::: DATA FOR THE TASK

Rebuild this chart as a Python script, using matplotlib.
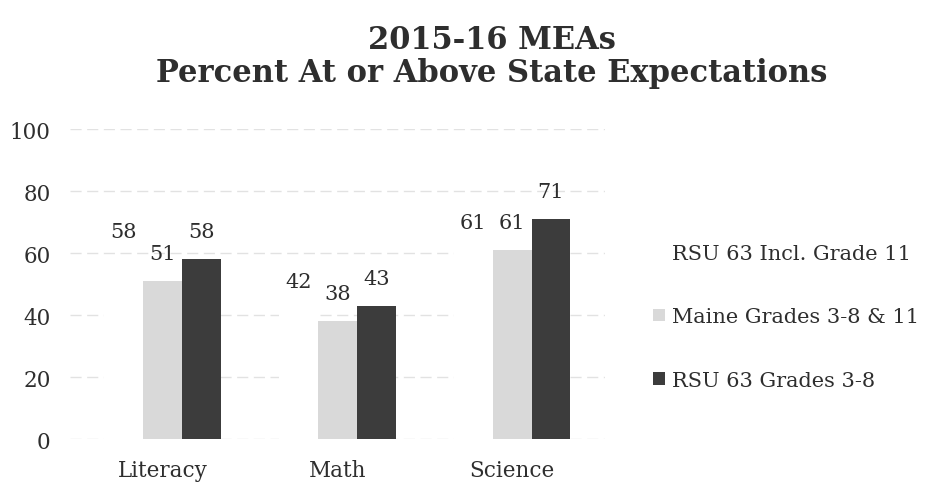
import matplotlib
matplotlib.use("Agg")
import matplotlib.pyplot as plt
import numpy as np

categories = ["Literacy", "Math", "Science"]
series_names = ["RSU 63 Incl. Grade 11", "Maine Grades 3-8 & 11", "RSU 63 Grades 3-8"]
rsu_incl_11 = [58, 42, 61]
maine = [51, 38, 61]
rsu_3_8 = [58, 43, 71]
yticks = [0, 20, 40, 60, 80, 100]

colors = ["#ffffff", "#d9d9d9", "#3c3c3c"]
font = "DejaVu Serif"
tc = "#2e2e2e"

fig = plt.figure(figsize=(9.32, 4.89), dpi=100)
ax = fig.add_axes([0.075, 0.100, 0.574, 0.634])

x = np.arange(len(categories))
w = 0.222
handles = []
for i, (vals, c, name) in enumerate(zip([rsu_incl_11, maine, rsu_3_8], colors, series_names)):
    b = ax.bar(x + (i - 1) * w, vals, w, color=c, label=name, zorder=2)
    handles.append(b)
    for xi, v in zip(x + (i - 1) * w, vals):
        ax.annotate(str(v), (xi, v), xytext=(0, 13), textcoords="offset points",
                    ha="center", va="bottom", fontsize=15, family=font, color=tc)

ax.set_ylim(0, 100)
ax.set_xlim(-0.53, 2.53)
ax.set_yticks(yticks)
ax.set_xticks(x)
ax.set_xticklabels(categories)
for lab in ax.get_xticklabels() + ax.get_yticklabels():
    lab.set_family(font)
    lab.set_fontsize(15.5)
    lab.set_color(tc)
ax.tick_params(axis="x", length=0, pad=14)
ax.tick_params(axis="y", length=0, pad=14)
for s in ax.spines.values():
    s.set_visible(False)
ax.yaxis.grid(True, color="#e2e2e2", linestyle=(0, (8, 4)), linewidth=1, zorder=0)
ax.set_axisbelow(True)

fig.text(0.528, 0.917, "2015-16 MEAs", ha="center", va="center", fontsize=22,
         fontweight="bold", family=font, color=tc)
fig.text(0.528, 0.850, "Percent At or Above State Expectations", ha="center", va="center",
         fontsize=22, fontweight="bold", family=font, color=tc)

leg = fig.legend(handles=handles, labels=series_names, loc="center left",
                 bbox_to_anchor=(0.701, 0.35), frameon=False,
                 prop={"family": font, "size": 15}, labelspacing=2.15,
                 handlelength=0.55, handleheight=0.55, handletextpad=0.35,
                 borderaxespad=0, borderpad=0)
for t in leg.get_texts():
    t.set_color(tc)

fig.savefig("out.png", dpi=100)
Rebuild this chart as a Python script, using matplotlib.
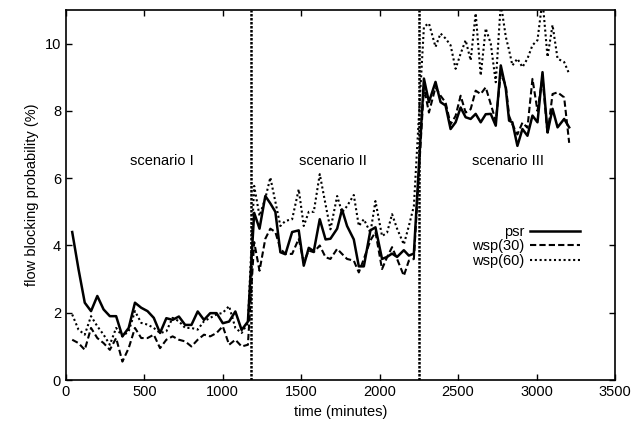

::::::

Give every record again exactly, apart from the pictures, which stay out.

Rebuild this chart as a Python script, using matplotlib.
import matplotlib
matplotlib.use("Agg")
import matplotlib.pyplot as plt
import numpy as np

categories = ["Literacy", "Math", "Science"]
series_names = ["RSU 63 Incl. Grade 11", "Maine Grades 3-8 & 11", "RSU 63 Grades 3-8"]
rsu_incl_11 = [58, 42, 61]
maine = [51, 38, 61]
rsu_3_8 = [58, 43, 71]
yticks = [0, 20, 40, 60, 80, 100]

colors = ["#ffffff", "#d9d9d9", "#3c3c3c"]
font = "DejaVu Serif"
tc = "#2e2e2e"

fig = plt.figure(figsize=(9.32, 4.89), dpi=100)
ax = fig.add_axes([0.075, 0.100, 0.574, 0.634])

x = np.arange(len(categories))
w = 0.222
handles = []
for i, (vals, c, name) in enumerate(zip([rsu_incl_11, maine, rsu_3_8], colors, series_names)):
    b = ax.bar(x + (i - 1) * w, vals, w, color=c, label=name, zorder=2)
    handles.append(b)
    for xi, v in zip(x + (i - 1) * w, vals):
        ax.annotate(str(v), (xi, v), xytext=(0, 13), textcoords="offset points",
                    ha="center", va="bottom", fontsize=15, family=font, color=tc)

ax.set_ylim(0, 100)
ax.set_xlim(-0.53, 2.53)
ax.set_yticks(yticks)
ax.set_xticks(x)
ax.set_xticklabels(categories)
for lab in ax.get_xticklabels() + ax.get_yticklabels():
    lab.set_family(font)
    lab.set_fontsize(15.5)
    lab.set_color(tc)
ax.tick_params(axis="x", length=0, pad=14)
ax.tick_params(axis="y", length=0, pad=14)
for s in ax.spines.values():
    s.set_visible(False)
ax.yaxis.grid(True, color="#e2e2e2", linestyle=(0, (8, 4)), linewidth=1, zorder=0)
ax.set_axisbelow(True)

fig.text(0.528, 0.917, "2015-16 MEAs", ha="center", va="center", fontsize=22,
         fontweight="bold", family=font, color=tc)
fig.text(0.528, 0.850, "Percent At or Above State Expectations", ha="center", va="center",
         fontsize=22, fontweight="bold", family=font, color=tc)

leg = fig.legend(handles=handles, labels=series_names, loc="center left",
                 bbox_to_anchor=(0.701, 0.35), frameon=False,
                 prop={"family": font, "size": 15}, labelspacing=2.15,
                 handlelength=0.55, handleheight=0.55, handletextpad=0.35,
                 borderaxespad=0, borderpad=0)
for t in leg.get_texts():
    t.set_color(tc)

fig.savefig("out.png", dpi=100)
Rebuild this chart as a Python script, using matplotlib.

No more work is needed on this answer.